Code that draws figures
○ ○ ○ ○

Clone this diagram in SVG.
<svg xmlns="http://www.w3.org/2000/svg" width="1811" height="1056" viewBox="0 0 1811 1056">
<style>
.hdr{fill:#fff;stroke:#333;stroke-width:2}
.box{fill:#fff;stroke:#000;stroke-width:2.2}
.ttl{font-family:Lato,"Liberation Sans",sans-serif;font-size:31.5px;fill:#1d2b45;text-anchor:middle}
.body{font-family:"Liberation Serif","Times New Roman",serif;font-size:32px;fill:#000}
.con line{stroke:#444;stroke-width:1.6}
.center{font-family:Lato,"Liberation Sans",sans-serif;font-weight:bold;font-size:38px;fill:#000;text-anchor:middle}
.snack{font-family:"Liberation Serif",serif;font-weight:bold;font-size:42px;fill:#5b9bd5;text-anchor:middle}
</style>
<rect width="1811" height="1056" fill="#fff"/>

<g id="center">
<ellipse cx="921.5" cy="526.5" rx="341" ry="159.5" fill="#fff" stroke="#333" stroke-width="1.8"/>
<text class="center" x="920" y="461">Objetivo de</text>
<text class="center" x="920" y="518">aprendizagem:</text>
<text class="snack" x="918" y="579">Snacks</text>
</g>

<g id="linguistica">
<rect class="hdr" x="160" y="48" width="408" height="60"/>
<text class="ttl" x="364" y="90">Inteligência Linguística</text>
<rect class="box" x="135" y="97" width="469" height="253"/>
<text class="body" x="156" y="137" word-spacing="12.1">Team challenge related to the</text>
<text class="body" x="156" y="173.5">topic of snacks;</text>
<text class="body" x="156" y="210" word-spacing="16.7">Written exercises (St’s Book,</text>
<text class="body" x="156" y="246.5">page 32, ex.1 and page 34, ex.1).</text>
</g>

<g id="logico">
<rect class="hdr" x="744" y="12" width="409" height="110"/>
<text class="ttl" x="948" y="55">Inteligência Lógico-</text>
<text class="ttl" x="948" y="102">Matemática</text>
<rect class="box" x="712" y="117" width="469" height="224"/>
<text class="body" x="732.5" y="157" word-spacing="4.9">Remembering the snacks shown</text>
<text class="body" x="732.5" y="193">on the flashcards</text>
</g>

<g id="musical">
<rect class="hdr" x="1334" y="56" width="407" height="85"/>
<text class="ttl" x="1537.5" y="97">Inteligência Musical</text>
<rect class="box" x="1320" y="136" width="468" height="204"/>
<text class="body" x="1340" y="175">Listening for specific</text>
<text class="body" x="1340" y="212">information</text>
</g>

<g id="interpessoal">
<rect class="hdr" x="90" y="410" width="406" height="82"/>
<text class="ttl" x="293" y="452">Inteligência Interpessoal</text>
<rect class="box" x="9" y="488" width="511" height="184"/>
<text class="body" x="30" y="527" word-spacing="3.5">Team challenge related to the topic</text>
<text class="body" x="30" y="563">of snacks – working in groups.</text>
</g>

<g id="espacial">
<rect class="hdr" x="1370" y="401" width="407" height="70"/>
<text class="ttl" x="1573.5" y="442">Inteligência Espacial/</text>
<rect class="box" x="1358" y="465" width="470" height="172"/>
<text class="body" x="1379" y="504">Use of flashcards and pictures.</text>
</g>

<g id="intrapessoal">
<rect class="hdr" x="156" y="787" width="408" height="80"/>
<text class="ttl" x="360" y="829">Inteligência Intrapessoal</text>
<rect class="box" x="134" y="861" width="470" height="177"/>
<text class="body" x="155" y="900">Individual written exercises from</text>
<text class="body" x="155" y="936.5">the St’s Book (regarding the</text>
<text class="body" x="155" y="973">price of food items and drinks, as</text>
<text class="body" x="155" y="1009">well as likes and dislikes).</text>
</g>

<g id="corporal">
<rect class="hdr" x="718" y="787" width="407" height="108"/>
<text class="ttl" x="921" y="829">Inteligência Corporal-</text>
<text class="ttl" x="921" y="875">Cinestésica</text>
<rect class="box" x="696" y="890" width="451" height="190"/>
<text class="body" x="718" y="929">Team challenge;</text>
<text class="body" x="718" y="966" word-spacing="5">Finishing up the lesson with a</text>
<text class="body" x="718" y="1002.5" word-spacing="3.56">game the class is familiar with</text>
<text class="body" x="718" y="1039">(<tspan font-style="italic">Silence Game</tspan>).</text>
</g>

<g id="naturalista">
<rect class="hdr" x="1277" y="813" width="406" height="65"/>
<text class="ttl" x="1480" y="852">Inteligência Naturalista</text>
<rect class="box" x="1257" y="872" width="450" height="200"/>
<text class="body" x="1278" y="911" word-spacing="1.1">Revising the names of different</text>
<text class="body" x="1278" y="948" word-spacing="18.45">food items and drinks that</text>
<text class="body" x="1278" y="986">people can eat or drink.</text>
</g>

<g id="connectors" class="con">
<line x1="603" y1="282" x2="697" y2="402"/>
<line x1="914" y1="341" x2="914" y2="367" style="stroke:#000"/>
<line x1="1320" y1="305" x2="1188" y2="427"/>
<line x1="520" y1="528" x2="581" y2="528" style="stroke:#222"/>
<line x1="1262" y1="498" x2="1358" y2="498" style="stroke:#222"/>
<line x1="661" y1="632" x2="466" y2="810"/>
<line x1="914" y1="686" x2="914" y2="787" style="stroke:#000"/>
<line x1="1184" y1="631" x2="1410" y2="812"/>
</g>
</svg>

○ ○ ○ ○

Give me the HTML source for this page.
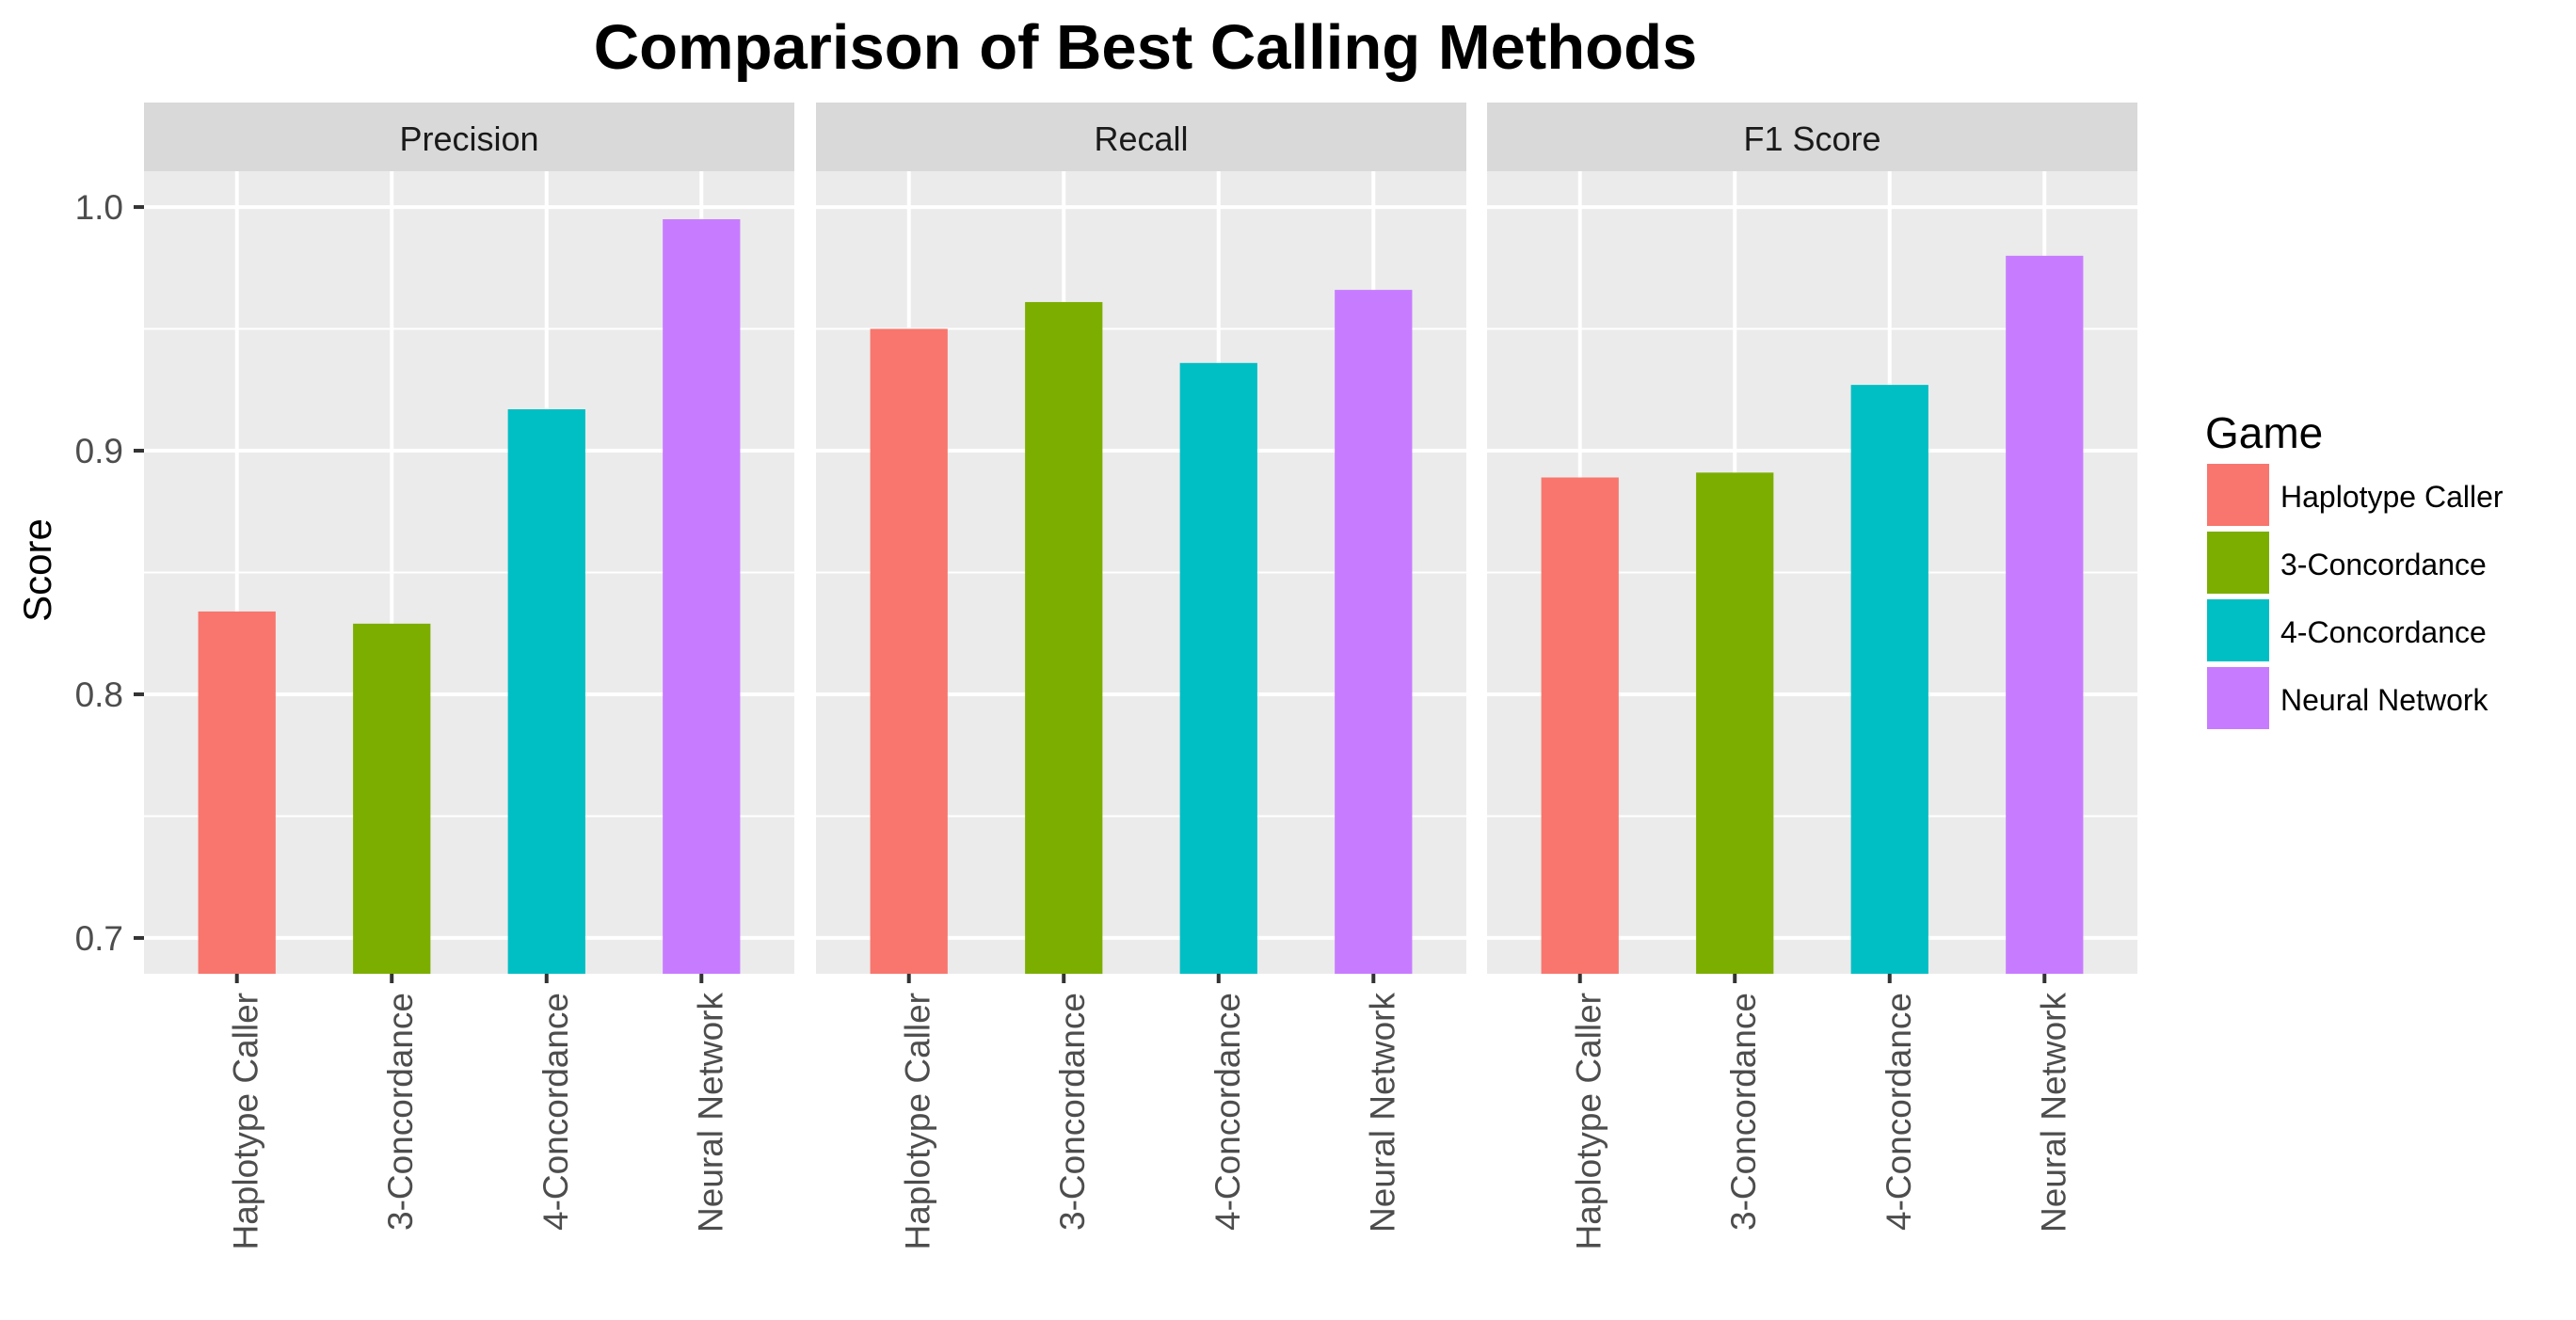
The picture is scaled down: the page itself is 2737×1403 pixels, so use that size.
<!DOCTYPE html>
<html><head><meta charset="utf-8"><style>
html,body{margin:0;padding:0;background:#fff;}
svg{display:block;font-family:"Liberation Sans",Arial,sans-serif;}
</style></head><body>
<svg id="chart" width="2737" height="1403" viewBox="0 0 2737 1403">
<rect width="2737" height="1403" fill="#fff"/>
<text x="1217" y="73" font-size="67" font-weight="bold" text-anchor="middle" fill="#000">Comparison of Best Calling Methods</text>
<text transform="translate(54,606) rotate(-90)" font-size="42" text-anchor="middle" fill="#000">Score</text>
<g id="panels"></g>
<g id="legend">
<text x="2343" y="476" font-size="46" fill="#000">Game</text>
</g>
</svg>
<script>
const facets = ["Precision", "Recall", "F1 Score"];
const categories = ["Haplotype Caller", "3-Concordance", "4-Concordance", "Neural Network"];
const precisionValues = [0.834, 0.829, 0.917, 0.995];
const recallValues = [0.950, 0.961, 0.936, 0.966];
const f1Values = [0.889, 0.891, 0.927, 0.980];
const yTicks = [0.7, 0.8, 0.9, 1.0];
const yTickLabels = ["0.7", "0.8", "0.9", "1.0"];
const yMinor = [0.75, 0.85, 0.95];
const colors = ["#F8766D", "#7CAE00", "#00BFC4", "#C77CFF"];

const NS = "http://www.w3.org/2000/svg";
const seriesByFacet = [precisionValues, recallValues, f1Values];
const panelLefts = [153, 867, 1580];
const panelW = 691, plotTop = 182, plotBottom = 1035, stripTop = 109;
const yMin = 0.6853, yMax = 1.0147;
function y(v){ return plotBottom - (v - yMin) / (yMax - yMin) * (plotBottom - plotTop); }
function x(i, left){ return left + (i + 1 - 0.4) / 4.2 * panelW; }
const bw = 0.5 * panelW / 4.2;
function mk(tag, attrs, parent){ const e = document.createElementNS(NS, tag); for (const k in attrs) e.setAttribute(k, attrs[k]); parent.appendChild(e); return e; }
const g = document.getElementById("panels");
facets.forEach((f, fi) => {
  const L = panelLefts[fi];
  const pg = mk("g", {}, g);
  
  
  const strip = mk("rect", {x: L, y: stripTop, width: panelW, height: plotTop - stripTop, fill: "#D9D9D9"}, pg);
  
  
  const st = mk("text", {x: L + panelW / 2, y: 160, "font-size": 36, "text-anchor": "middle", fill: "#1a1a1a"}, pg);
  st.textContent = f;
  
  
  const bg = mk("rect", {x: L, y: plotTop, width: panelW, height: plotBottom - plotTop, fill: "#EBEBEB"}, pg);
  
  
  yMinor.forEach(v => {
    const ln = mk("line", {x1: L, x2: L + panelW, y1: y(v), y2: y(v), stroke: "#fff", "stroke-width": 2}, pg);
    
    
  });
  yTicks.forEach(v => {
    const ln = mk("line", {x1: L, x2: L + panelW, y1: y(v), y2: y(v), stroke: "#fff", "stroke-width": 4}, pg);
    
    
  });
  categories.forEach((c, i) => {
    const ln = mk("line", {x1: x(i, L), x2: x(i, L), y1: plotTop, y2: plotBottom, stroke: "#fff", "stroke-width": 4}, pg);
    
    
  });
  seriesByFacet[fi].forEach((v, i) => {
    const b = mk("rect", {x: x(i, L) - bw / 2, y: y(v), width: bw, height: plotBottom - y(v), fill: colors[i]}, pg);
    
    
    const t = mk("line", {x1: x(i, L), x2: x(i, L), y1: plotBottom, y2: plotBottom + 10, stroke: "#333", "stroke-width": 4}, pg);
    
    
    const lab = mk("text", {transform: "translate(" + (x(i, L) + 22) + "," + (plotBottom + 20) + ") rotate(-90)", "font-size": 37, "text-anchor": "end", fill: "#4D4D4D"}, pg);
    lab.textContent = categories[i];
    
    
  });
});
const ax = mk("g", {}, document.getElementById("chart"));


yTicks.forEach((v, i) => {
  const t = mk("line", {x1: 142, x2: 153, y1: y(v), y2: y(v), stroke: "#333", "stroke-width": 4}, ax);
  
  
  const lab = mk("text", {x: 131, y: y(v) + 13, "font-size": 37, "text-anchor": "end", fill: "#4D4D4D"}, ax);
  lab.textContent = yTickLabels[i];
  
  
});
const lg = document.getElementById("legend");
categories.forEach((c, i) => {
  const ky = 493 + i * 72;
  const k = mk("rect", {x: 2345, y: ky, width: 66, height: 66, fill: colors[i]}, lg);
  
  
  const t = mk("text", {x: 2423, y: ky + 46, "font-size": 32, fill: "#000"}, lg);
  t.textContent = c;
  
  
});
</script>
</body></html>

○ ○ ○ ○

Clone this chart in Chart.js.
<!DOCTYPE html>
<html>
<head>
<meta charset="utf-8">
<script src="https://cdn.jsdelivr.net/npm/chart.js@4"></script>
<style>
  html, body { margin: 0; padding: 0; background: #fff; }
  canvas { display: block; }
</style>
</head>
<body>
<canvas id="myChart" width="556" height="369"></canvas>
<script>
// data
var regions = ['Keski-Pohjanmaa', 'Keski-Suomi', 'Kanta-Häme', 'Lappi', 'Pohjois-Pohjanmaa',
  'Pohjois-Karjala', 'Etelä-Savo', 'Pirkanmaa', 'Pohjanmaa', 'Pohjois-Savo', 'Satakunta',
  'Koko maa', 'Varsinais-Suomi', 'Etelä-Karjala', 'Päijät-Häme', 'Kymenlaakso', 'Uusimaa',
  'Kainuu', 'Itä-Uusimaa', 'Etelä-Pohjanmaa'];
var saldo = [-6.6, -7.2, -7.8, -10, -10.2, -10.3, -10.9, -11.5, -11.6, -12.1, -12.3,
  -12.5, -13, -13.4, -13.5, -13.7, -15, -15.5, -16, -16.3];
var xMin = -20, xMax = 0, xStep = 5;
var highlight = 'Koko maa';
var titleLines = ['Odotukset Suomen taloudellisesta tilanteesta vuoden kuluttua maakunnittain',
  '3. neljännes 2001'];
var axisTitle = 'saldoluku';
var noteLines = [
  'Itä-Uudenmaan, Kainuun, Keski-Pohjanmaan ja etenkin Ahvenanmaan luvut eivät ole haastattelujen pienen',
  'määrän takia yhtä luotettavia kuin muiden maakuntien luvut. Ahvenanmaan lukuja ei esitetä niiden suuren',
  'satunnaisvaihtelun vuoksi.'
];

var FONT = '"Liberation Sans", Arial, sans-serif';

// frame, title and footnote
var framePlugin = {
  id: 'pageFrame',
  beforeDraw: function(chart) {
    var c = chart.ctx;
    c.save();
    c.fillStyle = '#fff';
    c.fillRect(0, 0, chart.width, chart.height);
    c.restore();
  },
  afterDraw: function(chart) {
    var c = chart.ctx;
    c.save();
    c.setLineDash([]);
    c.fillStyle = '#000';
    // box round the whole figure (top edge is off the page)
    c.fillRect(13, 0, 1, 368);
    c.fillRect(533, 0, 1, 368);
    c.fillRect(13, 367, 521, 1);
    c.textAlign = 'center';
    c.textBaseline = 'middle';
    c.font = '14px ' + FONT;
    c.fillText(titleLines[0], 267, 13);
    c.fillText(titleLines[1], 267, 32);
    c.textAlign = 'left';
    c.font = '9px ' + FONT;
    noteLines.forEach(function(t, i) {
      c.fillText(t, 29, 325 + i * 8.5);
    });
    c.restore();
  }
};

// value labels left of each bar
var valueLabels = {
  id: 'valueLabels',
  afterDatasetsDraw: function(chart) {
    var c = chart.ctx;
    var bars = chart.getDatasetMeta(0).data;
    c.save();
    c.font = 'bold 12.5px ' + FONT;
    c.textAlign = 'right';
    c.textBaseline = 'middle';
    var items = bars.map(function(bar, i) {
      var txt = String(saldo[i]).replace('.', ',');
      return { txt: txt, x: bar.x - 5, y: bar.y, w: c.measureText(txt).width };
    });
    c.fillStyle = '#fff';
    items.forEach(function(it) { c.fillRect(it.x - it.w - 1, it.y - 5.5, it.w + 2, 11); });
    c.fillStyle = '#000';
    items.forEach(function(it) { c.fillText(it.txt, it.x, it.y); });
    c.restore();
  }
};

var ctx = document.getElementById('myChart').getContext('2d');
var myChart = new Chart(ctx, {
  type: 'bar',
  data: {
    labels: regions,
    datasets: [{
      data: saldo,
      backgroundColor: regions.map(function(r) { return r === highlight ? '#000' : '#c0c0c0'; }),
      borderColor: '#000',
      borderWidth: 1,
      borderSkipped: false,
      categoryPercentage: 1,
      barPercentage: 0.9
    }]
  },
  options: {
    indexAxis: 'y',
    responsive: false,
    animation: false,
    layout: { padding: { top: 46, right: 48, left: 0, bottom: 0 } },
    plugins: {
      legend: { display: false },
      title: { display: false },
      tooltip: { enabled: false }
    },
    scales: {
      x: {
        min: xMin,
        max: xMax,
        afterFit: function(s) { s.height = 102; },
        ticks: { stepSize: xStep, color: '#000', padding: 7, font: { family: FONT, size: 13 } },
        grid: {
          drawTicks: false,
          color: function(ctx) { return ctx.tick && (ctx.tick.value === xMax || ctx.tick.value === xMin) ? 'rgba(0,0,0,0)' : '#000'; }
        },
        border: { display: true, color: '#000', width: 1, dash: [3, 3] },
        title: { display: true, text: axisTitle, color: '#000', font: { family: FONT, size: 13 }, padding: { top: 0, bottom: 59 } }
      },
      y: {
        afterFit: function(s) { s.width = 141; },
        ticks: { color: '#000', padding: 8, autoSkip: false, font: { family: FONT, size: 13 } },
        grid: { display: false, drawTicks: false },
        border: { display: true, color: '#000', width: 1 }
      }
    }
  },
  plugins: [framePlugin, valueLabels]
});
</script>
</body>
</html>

○ ○ ○ ○

Problem requirements: Each line above that includes "Clone" should be shown.

Solution to this problem:
Clone this diagram in SVG.
Clone this chart in Chart.js.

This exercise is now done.